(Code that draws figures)

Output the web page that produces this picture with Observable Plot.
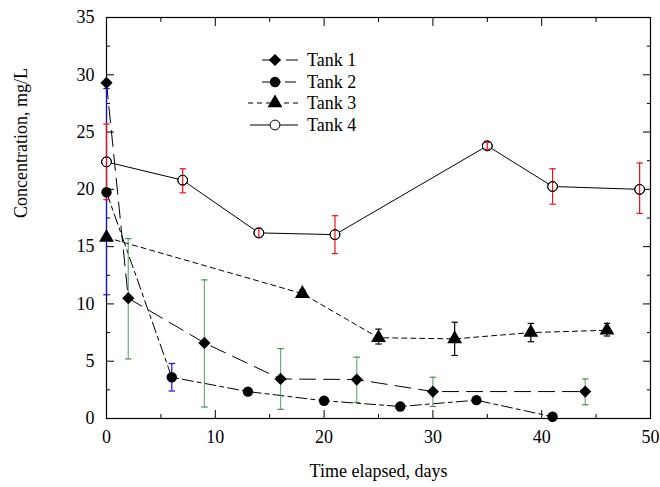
<!DOCTYPE html>
<html><head><meta charset="utf-8">
<script src="https://cdn.jsdelivr.net/npm/d3@7"></script>
<script src="https://cdn.jsdelivr.net/npm/@observablehq/plot@0.6"></script>
<style>body{margin:0;background:#fff}</style>
</head><body><div id="chart"></div>
<script>
// ---- data ----
const days1 = [0, 2, 9, 16, 23, 30, 44];
const tank1 = [29.3, 10.5, 6.6, 3.45, 3.4, 2.35, 2.35];
const tank1Lo = [null, 5.2, 1.0, 0.8, 1.4, 1.05, 1.2];
const tank1Hi = [null, 15.7, 12.1, 6.1, 5.35, 3.6, 3.45];

const days2 = [0, 6, 13, 20, 27, 34, 41];
const tank2 = [19.75, 3.6, 2.35, 1.55, 1.05, 1.6, 0.15];
const tank2Lo = [10.8, 2.4, null, null, 0.9, null, null];
const tank2Hi = [28.8, 4.8, null, null, 1.2, null, null];

const days3 = [0, 18, 25, 32, 39, 46];
const tank3 = [15.8, 10.9, 7.05, 6.95, 7.5, 7.7];
const tank3Lo = [null, 10.7, 6.5, 5.5, 6.7, 7.2];
const tank3Hi = [null, 11.2, 7.8, 8.4, 8.3, 8.3];

const days4 = [0, 7, 14, 21, 35, 41, 49];
const tank4 = [22.4, 20.8, 16.2, 16.05, 23.8, 20.25, 20.0];
const tank4Lo = [19.1, 19.7, 15.8, 14.4, 23.5, 18.7, 17.9];
const tank4Hi = [25.7, 21.8, 16.6, 17.7, 24.1, 21.8, 22.3];

const seriesNames = ["Tank 1", "Tank 2", "Tank 3", "Tank 4"];
const xMajor = [0, 10, 20, 30, 40, 50];
const xMinor = [5, 15, 25, 35, 45];
const yMajor = [0, 5, 10, 15, 20, 25, 30, 35];
const yMinor = [2.5, 7.5, 12.5, 17.5, 22.5, 27.5, 32.5];
const xTitle = "Time elapsed, days";
const yTitle = "Concentration, mg/L";

// ---- build tables ----
function rows(days, vals, lo, hi) {
  return days.map((d, i) => ({x: d, y: vals[i], lo: lo[i], hi: hi[i]}));
}
const s1 = rows(days1, tank1, tank1Lo, tank1Hi);
const s2 = rows(days2, tank2, tank2Lo, tank2Hi);
const s3 = rows(days3, tank3, tank3Lo, tank3Hi);
const s4 = rows(days4, tank4, tank4Lo, tank4Hi);
const hasErr = d => d.lo != null;

const FONT = "Liberation Serif, Times New Roman, serif";
const FS = 18;
const GREEN = "#3f8f55", BLUE = "#1010ee", RED = "#ee1111", BLACK = "#000";
const capSymbol = {draw(ctx) { ctx.moveTo(-3.2, 0); ctx.lineTo(3.2, 0); }};

const styles = [
  {data: s1, dash: "16,8", err: GREEN, symbol: "diamond2", r: 5.5, fill: "black", lx: [262, 298]},
  {data: s2, dash: "11,4,4,4", err: BLUE, symbol: "circle", r: 5.2, fill: "black", lx: [262, 298]},
  {data: s3, dash: "5,4", err: BLACK, symbol: "triangle", r: 5.5, fill: "black", lx: [248, 302]},
  {data: s4, dash: null, err: RED, symbol: "circle", r: 4.9, fill: "white", lx: [250, 298]}
];

function errMarks(st) {
  const e = st.data.filter(hasErr);
  return [
    Plot.ruleX(e, {x: "x", y1: "lo", y2: "hi", stroke: st.err, strokeWidth: 1.2, strokeOpacity: st.err === GREEN ? 0.75 : 1}),
    Plot.dot(e, {x: "x", y: "lo", symbol: capSymbol, stroke: st.err, fill: "none", strokeWidth: 1.2}),
    Plot.dot(e, {x: "x", y: "hi", symbol: capSymbol, stroke: st.err, fill: "none", strokeWidth: 1.2})
  ];
}

const axisCommon = {label: null, fontSize: FS, fontFamily: FONT};
const plot = Plot.plot({
  width: 660, height: 487,
  marginLeft: 106, marginRight: 10, marginTop: 17, marginBottom: 69,
  style: {fontFamily: FONT, fontSize: FS + "px", color: "black", background: "white", overflow: "visible"},
  x: {domain: [0, 50]},
  y: {domain: [0, 35]},
  marks: [
    // frame and inward ticks
    Plot.frame({stroke: "black", strokeWidth: 1.2}),
    Plot.axisX({...axisCommon, anchor: "bottom", ticks: xMajor, tickSize: -8, tickFormat: () => ""}),
    Plot.axisX({...axisCommon, anchor: "bottom", ticks: xMinor, tickSize: -4, tickFormat: () => ""}),
    Plot.axisX({...axisCommon, anchor: "top", ticks: xMajor, tickSize: -8, tickFormat: () => ""}),
    Plot.axisX({...axisCommon, anchor: "top", ticks: xMinor, tickSize: -4, tickFormat: () => ""}),
    Plot.axisY({...axisCommon, anchor: "left", ticks: yMajor, tickSize: -8, tickFormat: () => ""}),
    Plot.axisY({...axisCommon, anchor: "left", ticks: yMinor, tickSize: -4, tickFormat: () => ""}),
    Plot.axisY({...axisCommon, anchor: "right", ticks: yMajor, tickSize: -8, tickFormat: () => ""}),
    Plot.axisY({...axisCommon, anchor: "right", ticks: yMinor, tickSize: -4, tickFormat: () => ""}),
    // tick labels
    Plot.axisX({...axisCommon, anchor: "bottom", ticks: xMajor, tickSize: 0, tickPadding: 12}),
    Plot.axisY({...axisCommon, anchor: "left", ticks: yMajor, tickSize: 0, tickPadding: 12}),
    // axis titles
    Plot.text([xTitle], {frameAnchor: "bottom", dy: 58, text: d => d, fontSize: FS, fontFamily: FONT, fill: "black"}),
    Plot.text([yTitle], {frameAnchor: "left", dx: -85, rotate: -90, text: d => d, fontSize: FS, fontFamily: FONT, fill: "black"}),
    // lines
    ...styles.map(st => Plot.line(st.data, {x: "x", y: "y", stroke: "black", strokeWidth: 1, strokeDasharray: st.dash})),
    // open circles of Tank 4 under the bars
    Plot.dot(s4, {x: "x", y: "y", r: 4.9, stroke: "black", strokeWidth: 1, fill: "white"}),
    // error bars
    ...styles.flatMap(errMarks),
    // filled markers
    ...styles.slice(0, 3).map(st => Plot.dot(st.data, {x: "x", y: "y", symbol: st.symbol, r: st.r, fill: "black", stroke: "none"})),
    Plot.dot(s4, {x: "x", y: "y", r: 4.9, stroke: "black", strokeWidth: 1, fill: "none"})
  ]
});
document.getElementById("chart").appendChild(plot);

// ---- legend ----
const legendRows = [60, 82, 103, 125];
const svg = d3.select(plot);
const g = svg.append("g").attr("class", "legend").attr("text-anchor", "start");
const symMap = {diamond2: d3.symbolDiamond2, circle: d3.symbolCircle, triangle: d3.symbolTriangle};
styles.forEach((st, i) => {
  const y = legendRows[i];
  g.append("line").attr("x1", st.lx[0]).attr("x2", st.lx[1]).attr("y1", y).attr("y2", y)
    .attr("stroke", "black").attr("stroke-width", 1)
    .attr("stroke-dasharray", st.dash || null);
  g.append("path")
    .attr("d", d3.symbol(symMap[st.symbol], Math.PI * st.r * st.r)())
    .attr("transform", `translate(275,${y})`)
    .attr("fill", st.fill).attr("stroke", i === 3 ? "black" : "none");
  g.append("text").attr("x", 307).attr("y", y + 6)
    .attr("text-anchor", "start")
    .attr("font-family", FONT).attr("font-size", FS).attr("fill", "black")
    .text(seriesNames[i]);
});
</script>
</body></html>
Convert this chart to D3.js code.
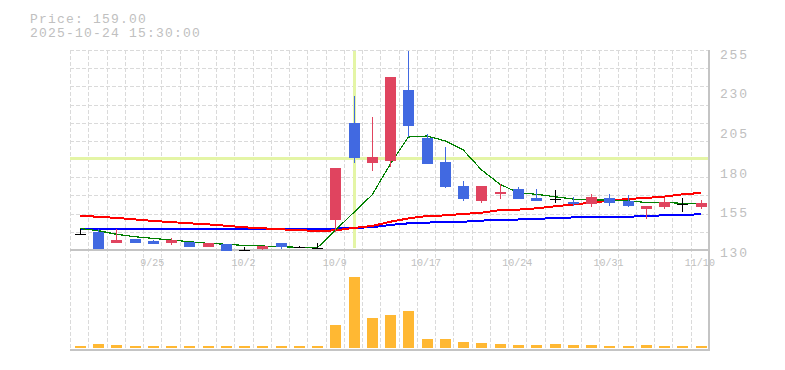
<!DOCTYPE html>
<html>
<head>
<meta charset="utf-8">
<script src="https://cdn.jsdelivr.net/npm/d3@7"></script>
<style>
  body { margin: 0; background: #fff; }
  svg { display: block; }
  text { font-family: "Liberation Mono", monospace; fill: #c0c0c0; }
</style>
</head>
<body>
<svg id="chart"></svg>
<script>
// Trading days shown on the chart
var dates = ["9/18","9/19","9/22","9/24","9/25","9/26","9/29","9/30","10/1","10/2",
             "10/3","10/6","10/7","10/8","10/9","10/10","10/14","10/15","10/16","10/17",
             "10/20","10/21","10/22","10/23","10/24","10/27","10/28","10/29","10/30","10/31",
             "11/4","11/5","11/6","11/7","11/10"];
var dateTicks = ["9/25","10/2","10/9","10/17","10/24","10/31","11/10"];
var priceTicks = [130, 155, 180, 205, 230, 255];

// OHLC
var open  = [140.1,141.5,134.6,136.7,135.7,134.6,135.0,132.1,133.6,129.8,
             130.8,134.6,132.1,131.05,148.9,210.2,185.0,186.3,230.8,200.8,
             185.4,170.3,160.8,165.1,168.4,163.0,161.9,160.45,159.2,162.8,
             160.7,156.0,157.3,158.8,157.3];
var high  = [143.0,143.0,143.0,136.7,136.3,137.8,135.0,134.6,133.6,132.1,
             132.5,134.6,132.7,134.6,181.9,227.0,214.0,239.2,255.4,202.9,
             195.1,173.5,170.5,171.4,169.9,168.2,167.8,163.2,165.5,165.5,
             164.9,157.9,163.0,162.55,161.5];
var low   = [139.2,130.6,134.6,134.2,133.8,132.9,132.1,132.1,129.6,129.4,
             130.0,130.8,131.5,130.9,141.5,184.6,180.0,182.5,201.4,184.4,
             169.3,161.1,159.8,162.3,162.3,161.1,159.4,157.9,157.3,157.9,
             157.3,149.7,156.0,154.15,156.0];
var close = [140.1,130.6,136.3,134.6,133.8,136.3,132.1,134.6,129.6,129.8,
             132.5,131.7,132.1,131.05,181.9,188.2,188.8,239.2,208.3,184.4,
             169.9,162.3,170.5,166.75,162.3,161.1,161.9,159.0,163.4,159.8,
             157.9,157.9,160.45,158.8,159.8];
var volume = [20,40,30,20,20,20,20,20,20,20,20,20,20,20,230,713,300,330,370,90,
              90,60,50,40,30,30,40,30,30,20,20,30,20,20,20];

// moving averages (short, mid, long)
var maShort = [143.5,142.2,139.9,138.4,137.3,136.3,135.25,134.2,133.6,132.9,
               132.5,132.1,131.7,131.3,142.5,153.6,164.6,184.0,201.2,201.8,
               198.8,193.0,180.5,171.5,166.1,165.1,163.6,162.1,161.5,161.5,
               160.9,160.0,160.0,159.4,159.0];
var maMid   = [151.4,151.0,150.2,149.3,148.3,147.6,146.8,146.2,145.3,144.3,
               143.7,143.0,142.6,141.9,142.4,143.9,145.1,147.8,149.9,151.4,
               151.8,152.7,153.5,155.1,155.4,156.25,157.5,158.6,159.8,161.1,
               162.1,162.8,163.6,165.1,165.9];
var maLong  = [143.2,143.2,143.3,143.5,143.5,143.5,143.5,143.5,143.5,143.5,
               143.5,143.5,143.5,143.5,143.5,144.0,144.3,145.8,146.8,147.3,
               147.4,147.8,148.5,149.0,149.2,149.6,150.1,150.5,150.6,150.7,
               151.0,151.3,151.9,152.1,152.5];

var cursorIndex = 15;

var width = 785, height = 370;
var plotLeft = 70, plotRight = 709, plotTop = 50, priceBottom = 250, volBottom = 350;

var svg = d3.select("#chart")
    .attr("width", width)
    .attr("height", height);

var x = d3.scaleBand().domain(dates).range([plotLeft, plotRight]);
var step = x.step();
var cx = function(i) { return x(dates[i]) + step / 2 + 0.7; };

var y = d3.scaleLinear().domain([130, 256]).range([priceBottom, plotTop]);
var yVol = d3.scaleLinear().domain([0, 780]).range([volBottom - 2, 270]);

// grid
var grid = svg.append("g")
    .attr("stroke", "#dadada")
    .attr("stroke-dasharray", "4,2")
    .attr("shape-rendering", "crispEdges");

grid.selectAll(".vgrid")
    .data(dates)
    .enter().append("line")
    .attr("x1", d => Math.round(x(d)) + 0.5)
    .attr("x2", d => Math.round(x(d)) + 0.5)
    .attr("y1", plotTop)
    .attr("y2", volBottom);

grid.selectAll(".hgrid")
    .data(d3.range(11))
    .enter().append("line")
    .attr("x1", plotLeft)
    .attr("x2", plotRight)
    .attr("y1", k => Math.round(plotTop + k * (priceBottom - plotTop) / 11) + 0.5)
    .attr("y2", k => Math.round(plotTop + k * (priceBottom - plotTop) / 11) + 0.5);

// cursor
var cursor = svg.append("g").attr("stroke", "#e4f5a6").attr("stroke-width", 3)
    .attr("shape-rendering", "crispEdges");
cursor.append("line")
    .attr("x1", Math.round(cx(cursorIndex)) + 0.5).attr("x2", Math.round(cx(cursorIndex)) + 0.5)
    .attr("y1", plotTop + 1).attr("y2", priceBottom - 2);
cursor.append("line")
    .attr("x1", plotLeft).attr("x2", plotRight)
    .attr("y1", Math.round(y(close[cursorIndex])) + 0.5)
    .attr("y2", Math.round(y(close[cursorIndex])) + 0.5);

// axes lines
var axisColor = "#c4c4c4";
var axes = svg.append("g").attr("stroke", axisColor).attr("stroke-width", 2)
    .attr("shape-rendering", "crispEdges");
axes.append("line")
    .attr("x1", plotLeft).attr("x2", plotRight).attr("y1", priceBottom).attr("y2", priceBottom);
axes.append("line")
    .attr("x1", plotLeft).attr("x2", plotRight).attr("y1", volBottom).attr("y2", volBottom);
axes.append("line")
    .attr("x1", plotRight).attr("x2", plotRight).attr("y1", plotTop).attr("y2", volBottom + 1);

// moving averages
var idx = d3.range(dates.length);
function maLine(values) {
    return d3.line().x(i => cx(i)).y(i => y(values[i]))(idx);
}
var maGroup = svg.append("g").attr("fill", "none").attr("shape-rendering", "crispEdges");
maGroup.append("path").attr("d", maLine(maLong))
    .attr("stroke", "#0000ff").attr("stroke-width", 2);
maGroup.append("path").attr("d", maLine(maMid))
    .attr("stroke", "#ff0000").attr("stroke-width", 2);
maGroup.append("path").attr("d", maLine(maShort))
    .attr("stroke", "#008000").attr("stroke-width", 1.2);

// candles
var upColor = "#e0445f", downColor = "#4169e1";
var bodyW = 11;
function candleColor(i) {
    if (close[i] > open[i]) return upColor;
    if (close[i] < open[i]) return downColor;
    return "#000";
}

var candle = svg.append("g").attr("shape-rendering", "crispEdges")
    .selectAll(".candle")
    .data(idx)
    .enter().append("g");

candle.append("line")
    .attr("x1", i => Math.round(cx(i)) + 0.5)
    .attr("x2", i => Math.round(cx(i)) + 0.5)
    .attr("y1", i => y(high[i]))
    .attr("y2", i => y(low[i]))
    .attr("stroke", candleColor);

candle.filter(i => close[i] !== open[i]).append("rect")
    .attr("x", i => Math.round(cx(i)) - 5)
    .attr("y", i => y(Math.max(open[i], close[i])))
    .attr("width", bodyW)
    .attr("height", i => Math.max(1, y(Math.min(open[i], close[i])) - y(Math.max(open[i], close[i]))))
    .attr("fill", candleColor);

candle.filter(i => close[i] === open[i]).append("line")
    .attr("x1", i => Math.round(cx(i)) - 5)
    .attr("x2", i => Math.round(cx(i)) + 6)
    .attr("y1", i => Math.round(y(close[i])) + 0.5)
    .attr("y2", i => Math.round(y(close[i])) + 0.5)
    .attr("stroke", "#000");

// volume
svg.append("g").attr("shape-rendering", "crispEdges")
    .selectAll(".vol")
    .data(idx)
    .enter().append("rect")
    .attr("x", i => Math.round(cx(i)) - 5)
    .attr("y", i => yVol(volume[i]))
    .attr("width", bodyW)
    .attr("height", i => yVol(0) - yVol(volume[i]))
    .attr("fill", "#ffb833");

// price axis labels
svg.append("g")
    .attr("transform", "translate(" + plotRight + ",0)")
    .call(d3.axisRight(y).tickValues(priceTicks).tickSize(0).tickPadding(11))
    .call(g => g.select(".domain").remove())
    .call(g => g.selectAll("text")
        .attr("dy", "0.5em")
        .attr("fill", "#c0c0c0")
        .style("font-size", "13px")
        .style("letter-spacing", "1.8px")
        .style("font-family", "Liberation Mono, monospace"));

// date axis labels
svg.append("g")
    .attr("transform", "translate(0," + priceBottom + ")")
    .call(d3.axisBottom(x).tickValues(dateTicks).tickSize(0).tickPadding(9))
    .call(g => g.select(".domain").remove())
    .call(g => g.selectAll("text")
        .attr("fill", "#c0c0c0")
        .style("font-size", "10px")
        .style("font-family", "Liberation Mono, monospace"));

// info text
var info = svg.append("g").style("font-size", "13px").style("letter-spacing", "1.2px");
info.append("text").attr("x", 30).attr("y", 23).text("Price: 159.00");
info.append("text").attr("x", 30).attr("y", 37).text("2025-10-24 15:30:00");
</script>
</body>
</html>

**Work to complete**
Output word for word the lines running from the one containing "Convert this chart to D3.js code." to the one containing "var priceTicks = [130, 155, 180, 205, 230, 255];", both included, leaving out the pictures.

**The response**
Convert this chart to D3.js code.
<!DOCTYPE html>
<html>
<head>
<meta charset="utf-8">
<script src="https://cdn.jsdelivr.net/npm/d3@7"></script>
<style>
  body { margin: 0; background: #fff; }
  svg { display: block; }
  text { font-family: "Liberation Mono", monospace; fill: #c0c0c0; }
</style>
</head>
<body>
<svg id="chart"></svg>
<script>
// Trading days shown on the chart
var dates = ["9/18","9/19","9/22","9/24","9/25","9/26","9/29","9/30","10/1","10/2",
             "10/3","10/6","10/7","10/8","10/9","10/10","10/14","10/15","10/16","10/17",
             "10/20","10/21","10/22","10/23","10/24","10/27","10/28","10/29","10/30","10/31",
             "11/4","11/5","11/6","11/7","11/10"];
var dateTicks = ["9/25","10/2","10/9","10/17","10/24","10/31","11/10"];
var priceTicks = [130, 155, 180, 205, 230, 255];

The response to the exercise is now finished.